Abraham acknowledged that "the condition of the grid, its age and the demand being put on it creates a lot of concern," and said the administration favors incentives for investment.
"The nation faces a broad set of energy challenges," he told the committee. "It is not just a problem with electricity transmission."
Some Democrats are wary of providing financial incentives for utilities and others to modernize the nation's power grid as they believe the costs will ultimately fall on ratepayers.
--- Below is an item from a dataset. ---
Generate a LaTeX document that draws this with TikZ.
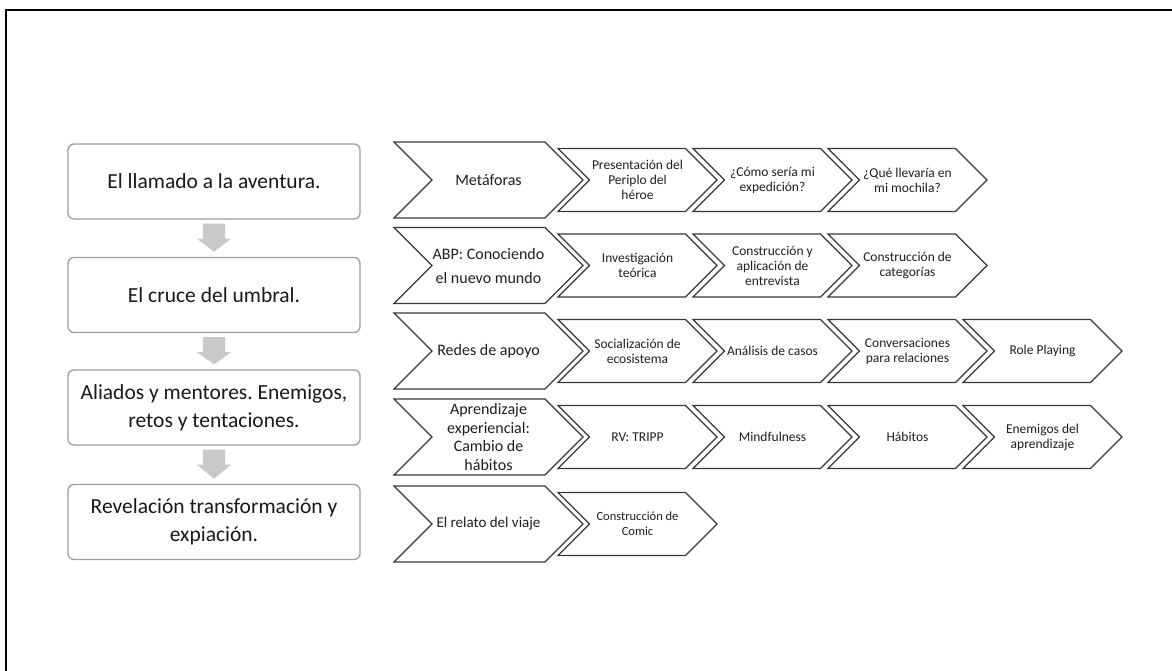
\documentclass[tikz,border=0pt]{standalone}
\usepackage{fontspec}
\setmainfont{Carlito}
\usetikzlibrary{calc}
\frenchspacing
\newcommand\chevmainfont{\fontsize{16}{21}\selectfont}
\newcommand\chevsubfont{\fontsize{13.5}{15}\selectfont}
\newcommand\chevsmallfont{\fontsize{12.5}{15}\selectfont}
% #1 name, #2 left x, #3 centre y, #4 width to tip, #5 half height, #6 font, #7 text
\newcommand\chevshape[7]{%
  \draw[chevline] (#2,#3-#5) -- (#2+#4-#5,#3-#5) -- (#2+#4,#3) -- (#2+#4-#5,#3+#5) -- (#2,#3+#5) -- (#2+#5,#3) -- cycle;
  \node[chevtext,font=#6] (#1) at (#2+#4/2,#3) {#7};
}
\newcommand\mainchev[4]{\chevshape{#1}{394}{#2}{189}{38}{#3}{#4}}
\newcommand\subchev[5]{\chevshape{#1}{558+135*#2}{#3}{159}{31.5}{#4}{#5}}
\newcommand\grayarrow[2]{%
  \fill[garrow] ($(#1.south)+(-11,4)$) -- ($(#1.south)+(11,4)$) -- ($(#1.south)+(11,19)$) -- ($(#1.south)+(17,19)$) -- ($(#2.north)+(0,-5)$) -- ($(#1.south)+(-17,19)$) -- ($(#1.south)+(-11,19)$) -- cycle;
}
\begin{document}
\begin{tikzpicture}[x=1pt,y=-1pt,
  leftbox/.style={draw=black!38, line width=1.3pt, rounded corners=6pt, fill=white,
    minimum width=292pt, minimum height=75pt, align=center, inner sep=0pt,
    text=black!90, font=\fontsize{21.5}{28}\selectfont},
  chevline/.style={draw=black!78, line width=1.3pt, fill=white, line join=miter},
  chevtext/.style={align=center, inner sep=0pt, text=black!88},
  garrow/.style={fill=black!21},
  frameline/.style={draw=black, line width=2pt}]
\useasboundingbox (0,0) rectangle (1172,670);
\fill[white] (0,0) rectangle (1172,670);
\coordinate (fbl) at (6,671);
\coordinate (ftl) at (6,10);
\coordinate (ftr) at (1173,10);
\draw[frameline] (fbl) -- (ftl) -- (ftr);

% left column
\node[leftbox] (b1) at (214,181.5) {El llamado a la aventura.};
\node[leftbox] (b2) at (214,295) {El cruce del umbral.};
\node[leftbox] (b3) at (214,407.5) {Aliados y mentores. Enemigos,\\retos y tentaciones.};
\node[leftbox] (b4) at (214,522) {Revelación transformación y\\expiación.};
\grayarrow{b1}{b2}
\grayarrow{b2}{b3}
\grayarrow{b3}{b4}

% row 1
\mainchev{m1}{180}{\chevmainfont}{Metáforas}
\subchev{s11}{0}{180}{\chevsubfont}{Presentación del\\Periplo del\\héroe}
\subchev{s12}{1}{180}{\chevsubfont}{¿Cómo sería mi\\expedición?}
\subchev{s13}{2}{180}{\chevsubfont}{¿Qué llevaría en\\mi mochila?}

% row 2
\mainchev{m2}{265.5}{\fontsize{16}{24}\selectfont}{ABP: Conociendo\\el nuevo mundo}
\subchev{s21}{0}{265.5}{\chevsubfont}{Investigación\\teórica}
\subchev{s22}{1}{265.5}{\chevsubfont}{Construcción y\\aplicación de\\entrevista}
\subchev{s23}{2}{265.5}{\chevsubfont}{Construcción de\\categorías}

% row 3
\mainchev{m3}{351}{\chevmainfont}{Redes de apoyo}
\subchev{s31}{0}{351}{\chevsubfont}{Socialización de\\ecosistema}
\subchev{s32}{1}{351}{\chevsubfont}{Análisis de casos}
\subchev{s33}{2}{351}{\chevsubfont}{Conversaciones\\para relaciones}
\subchev{s34}{3}{351}{\chevsubfont}{Role Playing}

% row 4
\mainchev{m4}{437}{\fontsize{16}{18.7}\selectfont}{Aprendizaje\\experiencial:\\Cambio de\\hábitos}
\subchev{s41}{0}{437}{\chevsubfont}{RV: TRIPP}
\subchev{s42}{1}{437}{\chevsubfont}{Mindfulness}
\subchev{s43}{2}{437}{\chevsubfont}{Hábitos}
\subchev{s44}{3}{437}{\chevsubfont}{Enemigos del\\aprendizaje}

% row 5
\mainchev{m5}{524}{\fontsize{15}{18}\selectfont}{El relato del viaje}
\subchev{s51}{0}{524}{\chevsmallfont}{Construcción de\\Comic}
\end{tikzpicture}
\end{document}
Massachusetts Democrat Ed Markey says the administration should not be promoting the massive energy bill as the cure for the nation's power grid while it "remains in the dark about the causes of the blackout."
Markey, who supports the standalone reliability legislation, says the administration is using the blackout to push for the immediate adoption of an energy bill that would make "sweeping deregulatory changes in electricity law and launch a wide ranging assault on our environment in the name of increasing oil and gas production."
Even supporters of the energy bill questioned the ability of lawmakers to prevent another power outage.
"I do not know why any of us think we can write legislation to solve a problem when we do not know what caused it," said Georgia Representative Charles Norwood, a Republican.
The House Energy and Commerce Committee will conduct a second day of hearings into the blackout on Thursday.